> _INPUT_
____

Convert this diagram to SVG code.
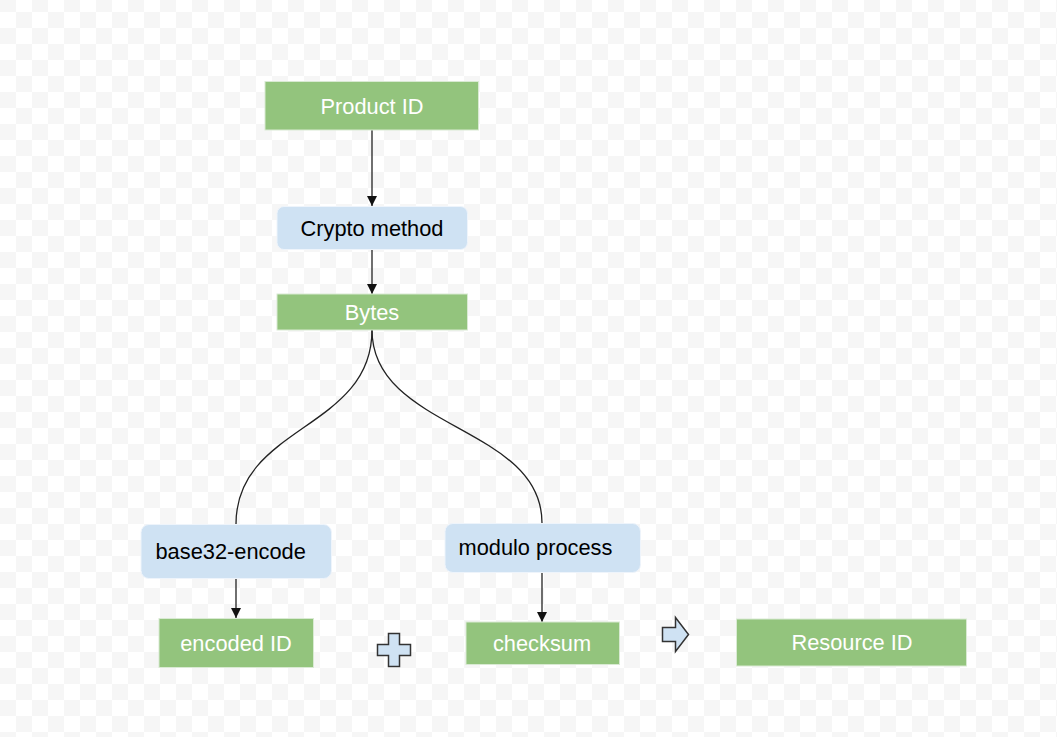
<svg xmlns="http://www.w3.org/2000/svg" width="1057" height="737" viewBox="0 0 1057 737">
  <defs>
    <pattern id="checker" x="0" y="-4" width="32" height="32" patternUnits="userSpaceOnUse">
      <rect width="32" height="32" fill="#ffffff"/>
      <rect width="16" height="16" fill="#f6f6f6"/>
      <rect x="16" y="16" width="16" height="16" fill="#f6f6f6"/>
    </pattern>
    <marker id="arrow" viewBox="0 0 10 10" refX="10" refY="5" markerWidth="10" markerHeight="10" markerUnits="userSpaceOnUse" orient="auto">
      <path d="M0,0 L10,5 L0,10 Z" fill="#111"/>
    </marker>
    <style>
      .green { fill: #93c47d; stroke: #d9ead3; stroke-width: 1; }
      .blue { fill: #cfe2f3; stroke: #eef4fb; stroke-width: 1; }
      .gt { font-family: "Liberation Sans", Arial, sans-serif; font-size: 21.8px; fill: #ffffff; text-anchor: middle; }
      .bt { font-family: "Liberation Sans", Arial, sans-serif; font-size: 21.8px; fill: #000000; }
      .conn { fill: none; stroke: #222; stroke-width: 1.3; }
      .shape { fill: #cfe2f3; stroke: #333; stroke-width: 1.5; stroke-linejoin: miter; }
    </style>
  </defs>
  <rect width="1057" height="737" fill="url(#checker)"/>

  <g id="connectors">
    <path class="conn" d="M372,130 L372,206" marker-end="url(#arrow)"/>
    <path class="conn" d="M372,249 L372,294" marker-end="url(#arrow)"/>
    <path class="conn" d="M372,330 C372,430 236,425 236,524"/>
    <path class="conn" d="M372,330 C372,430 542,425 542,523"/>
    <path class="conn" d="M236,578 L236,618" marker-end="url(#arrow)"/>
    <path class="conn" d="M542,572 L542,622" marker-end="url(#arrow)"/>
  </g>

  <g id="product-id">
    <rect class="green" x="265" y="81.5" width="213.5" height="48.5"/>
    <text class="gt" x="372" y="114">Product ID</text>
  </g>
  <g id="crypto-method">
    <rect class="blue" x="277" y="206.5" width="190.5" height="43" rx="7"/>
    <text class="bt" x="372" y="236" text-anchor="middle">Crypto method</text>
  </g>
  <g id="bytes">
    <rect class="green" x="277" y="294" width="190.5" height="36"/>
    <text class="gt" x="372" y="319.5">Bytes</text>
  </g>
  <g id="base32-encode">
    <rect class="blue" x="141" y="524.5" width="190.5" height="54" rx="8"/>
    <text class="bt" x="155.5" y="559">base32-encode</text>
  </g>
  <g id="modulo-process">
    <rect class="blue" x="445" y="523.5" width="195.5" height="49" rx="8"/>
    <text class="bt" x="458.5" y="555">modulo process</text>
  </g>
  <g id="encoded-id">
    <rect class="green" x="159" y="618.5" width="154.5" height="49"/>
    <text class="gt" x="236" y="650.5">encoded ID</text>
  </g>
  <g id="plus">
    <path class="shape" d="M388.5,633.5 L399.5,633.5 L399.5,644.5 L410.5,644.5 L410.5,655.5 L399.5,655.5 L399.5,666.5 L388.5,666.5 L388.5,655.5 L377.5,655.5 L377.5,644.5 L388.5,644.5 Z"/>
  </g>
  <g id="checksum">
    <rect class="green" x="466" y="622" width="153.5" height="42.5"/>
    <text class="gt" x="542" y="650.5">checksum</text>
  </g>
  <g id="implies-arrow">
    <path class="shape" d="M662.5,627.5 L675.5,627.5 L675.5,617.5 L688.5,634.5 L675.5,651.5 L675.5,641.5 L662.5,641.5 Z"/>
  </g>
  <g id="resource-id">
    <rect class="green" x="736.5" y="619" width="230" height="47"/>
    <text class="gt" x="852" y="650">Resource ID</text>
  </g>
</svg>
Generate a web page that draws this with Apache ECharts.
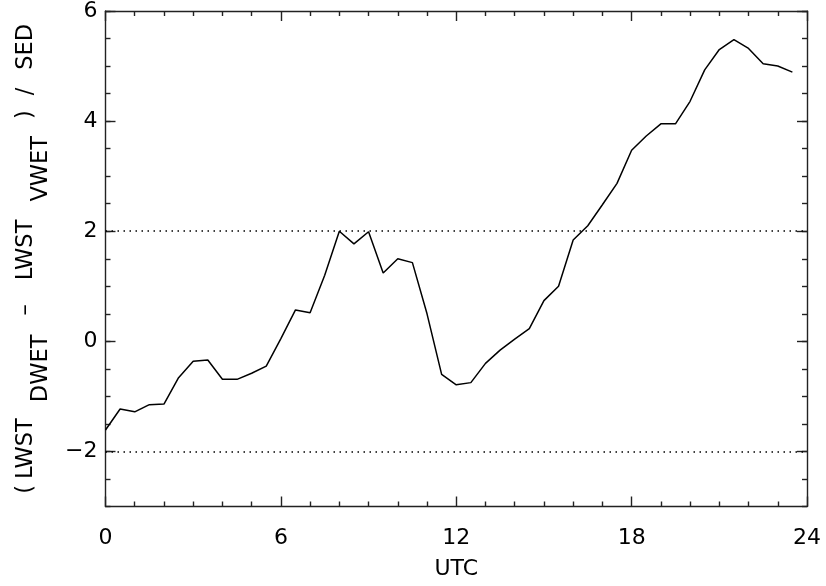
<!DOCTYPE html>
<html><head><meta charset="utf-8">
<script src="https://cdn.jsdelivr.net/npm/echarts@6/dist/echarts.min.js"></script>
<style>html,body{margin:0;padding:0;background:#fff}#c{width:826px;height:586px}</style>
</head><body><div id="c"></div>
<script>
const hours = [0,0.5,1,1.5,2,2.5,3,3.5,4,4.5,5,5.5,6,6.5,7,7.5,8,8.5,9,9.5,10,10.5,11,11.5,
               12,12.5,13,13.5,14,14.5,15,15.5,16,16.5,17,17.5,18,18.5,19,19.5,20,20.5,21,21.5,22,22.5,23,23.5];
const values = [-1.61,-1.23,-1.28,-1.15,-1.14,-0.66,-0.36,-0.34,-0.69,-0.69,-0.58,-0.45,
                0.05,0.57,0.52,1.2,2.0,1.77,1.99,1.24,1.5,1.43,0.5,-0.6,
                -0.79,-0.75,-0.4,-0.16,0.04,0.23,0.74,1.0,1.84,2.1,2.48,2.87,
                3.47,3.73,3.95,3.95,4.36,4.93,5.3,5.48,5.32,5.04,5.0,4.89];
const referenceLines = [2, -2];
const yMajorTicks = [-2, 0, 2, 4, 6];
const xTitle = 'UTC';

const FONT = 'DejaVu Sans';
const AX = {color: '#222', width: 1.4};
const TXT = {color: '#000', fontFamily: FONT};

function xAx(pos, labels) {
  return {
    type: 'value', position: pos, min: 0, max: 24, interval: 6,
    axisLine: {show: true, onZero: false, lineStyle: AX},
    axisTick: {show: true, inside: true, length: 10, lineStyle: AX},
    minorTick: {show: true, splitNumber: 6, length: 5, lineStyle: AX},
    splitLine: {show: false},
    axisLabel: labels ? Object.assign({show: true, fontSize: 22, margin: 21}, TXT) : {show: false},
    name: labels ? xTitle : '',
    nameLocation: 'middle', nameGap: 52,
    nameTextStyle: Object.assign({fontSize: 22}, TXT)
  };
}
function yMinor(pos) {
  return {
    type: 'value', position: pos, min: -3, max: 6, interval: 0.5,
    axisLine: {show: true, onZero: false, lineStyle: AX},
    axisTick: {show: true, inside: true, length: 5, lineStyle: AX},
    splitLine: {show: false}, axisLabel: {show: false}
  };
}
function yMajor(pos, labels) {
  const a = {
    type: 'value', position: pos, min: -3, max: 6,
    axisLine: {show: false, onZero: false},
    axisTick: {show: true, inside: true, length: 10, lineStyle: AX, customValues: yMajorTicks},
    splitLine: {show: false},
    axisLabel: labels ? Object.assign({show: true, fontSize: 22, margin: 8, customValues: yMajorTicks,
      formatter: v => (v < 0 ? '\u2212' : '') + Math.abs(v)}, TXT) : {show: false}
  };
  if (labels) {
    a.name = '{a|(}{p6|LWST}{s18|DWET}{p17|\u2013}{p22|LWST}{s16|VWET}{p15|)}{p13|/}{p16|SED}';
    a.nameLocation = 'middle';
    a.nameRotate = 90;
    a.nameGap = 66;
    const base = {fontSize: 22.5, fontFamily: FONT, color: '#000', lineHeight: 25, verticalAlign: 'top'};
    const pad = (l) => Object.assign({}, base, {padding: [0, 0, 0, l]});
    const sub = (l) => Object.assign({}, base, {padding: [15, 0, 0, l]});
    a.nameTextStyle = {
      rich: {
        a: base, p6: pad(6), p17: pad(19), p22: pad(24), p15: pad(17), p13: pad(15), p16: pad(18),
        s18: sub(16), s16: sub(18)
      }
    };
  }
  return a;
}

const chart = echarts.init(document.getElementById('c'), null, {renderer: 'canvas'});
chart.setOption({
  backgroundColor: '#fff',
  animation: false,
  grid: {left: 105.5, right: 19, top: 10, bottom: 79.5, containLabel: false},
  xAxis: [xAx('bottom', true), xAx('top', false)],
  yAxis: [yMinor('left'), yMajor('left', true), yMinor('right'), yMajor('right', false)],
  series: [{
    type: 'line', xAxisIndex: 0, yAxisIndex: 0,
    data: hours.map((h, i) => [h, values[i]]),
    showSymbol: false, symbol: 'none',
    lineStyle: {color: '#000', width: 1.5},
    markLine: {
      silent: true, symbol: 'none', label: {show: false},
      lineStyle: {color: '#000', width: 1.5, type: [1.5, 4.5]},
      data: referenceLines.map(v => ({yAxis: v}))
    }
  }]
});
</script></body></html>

____

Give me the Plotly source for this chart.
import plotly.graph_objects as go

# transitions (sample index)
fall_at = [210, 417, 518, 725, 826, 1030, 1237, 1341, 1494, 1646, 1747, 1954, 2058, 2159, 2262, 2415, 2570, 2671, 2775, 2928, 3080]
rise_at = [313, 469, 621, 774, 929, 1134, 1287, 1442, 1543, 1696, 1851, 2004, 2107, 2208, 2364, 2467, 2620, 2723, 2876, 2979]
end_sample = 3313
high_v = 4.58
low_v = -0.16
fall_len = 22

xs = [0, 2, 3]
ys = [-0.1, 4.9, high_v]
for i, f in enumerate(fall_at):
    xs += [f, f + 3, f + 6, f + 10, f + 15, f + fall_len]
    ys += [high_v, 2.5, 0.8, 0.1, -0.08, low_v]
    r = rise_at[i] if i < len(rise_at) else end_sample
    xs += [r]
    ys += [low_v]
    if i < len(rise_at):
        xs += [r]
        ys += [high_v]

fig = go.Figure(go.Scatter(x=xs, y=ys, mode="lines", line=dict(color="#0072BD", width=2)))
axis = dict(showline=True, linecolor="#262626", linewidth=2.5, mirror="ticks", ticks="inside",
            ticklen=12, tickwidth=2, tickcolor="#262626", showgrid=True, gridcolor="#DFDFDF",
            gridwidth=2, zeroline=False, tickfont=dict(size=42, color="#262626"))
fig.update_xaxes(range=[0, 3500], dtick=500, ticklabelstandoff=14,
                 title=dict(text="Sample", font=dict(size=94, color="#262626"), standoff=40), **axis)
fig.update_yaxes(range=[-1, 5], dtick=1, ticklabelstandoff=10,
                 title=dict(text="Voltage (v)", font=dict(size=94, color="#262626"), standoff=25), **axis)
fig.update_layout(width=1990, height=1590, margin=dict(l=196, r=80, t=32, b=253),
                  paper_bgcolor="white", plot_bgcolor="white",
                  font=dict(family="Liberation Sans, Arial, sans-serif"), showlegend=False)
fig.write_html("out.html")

____

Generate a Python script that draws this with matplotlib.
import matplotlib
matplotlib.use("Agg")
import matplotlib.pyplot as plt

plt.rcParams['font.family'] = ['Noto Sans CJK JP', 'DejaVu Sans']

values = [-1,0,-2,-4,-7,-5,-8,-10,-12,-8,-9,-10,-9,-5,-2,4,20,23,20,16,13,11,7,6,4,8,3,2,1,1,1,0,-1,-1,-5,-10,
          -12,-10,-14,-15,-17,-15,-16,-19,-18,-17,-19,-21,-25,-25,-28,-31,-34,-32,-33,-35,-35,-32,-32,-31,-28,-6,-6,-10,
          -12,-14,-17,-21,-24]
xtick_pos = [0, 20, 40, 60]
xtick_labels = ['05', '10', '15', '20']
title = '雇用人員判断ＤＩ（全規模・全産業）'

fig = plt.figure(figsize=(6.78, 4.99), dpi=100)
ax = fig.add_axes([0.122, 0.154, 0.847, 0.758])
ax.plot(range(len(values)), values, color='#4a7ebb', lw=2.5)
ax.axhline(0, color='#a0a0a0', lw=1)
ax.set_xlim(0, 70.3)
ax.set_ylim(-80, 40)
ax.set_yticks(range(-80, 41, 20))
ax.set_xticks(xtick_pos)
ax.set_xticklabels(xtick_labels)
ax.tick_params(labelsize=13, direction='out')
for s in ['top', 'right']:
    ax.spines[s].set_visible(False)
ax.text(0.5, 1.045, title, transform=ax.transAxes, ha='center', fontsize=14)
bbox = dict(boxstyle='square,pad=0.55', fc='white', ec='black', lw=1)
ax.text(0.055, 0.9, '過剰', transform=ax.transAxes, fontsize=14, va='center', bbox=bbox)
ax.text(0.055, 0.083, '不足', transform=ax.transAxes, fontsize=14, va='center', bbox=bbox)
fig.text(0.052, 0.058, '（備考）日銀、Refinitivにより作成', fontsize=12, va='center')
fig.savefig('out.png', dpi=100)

____

> _STATED TASK_
From the entries, copy out each line containing the word "script".

> _RESULT OF THE EXERCISE_
<script src="https://cdn.jsdelivr.net/npm/echarts@6/dist/echarts.min.js"></script>
<script>
</script></body></html>
Generate a Python script that draws this with matplotlib.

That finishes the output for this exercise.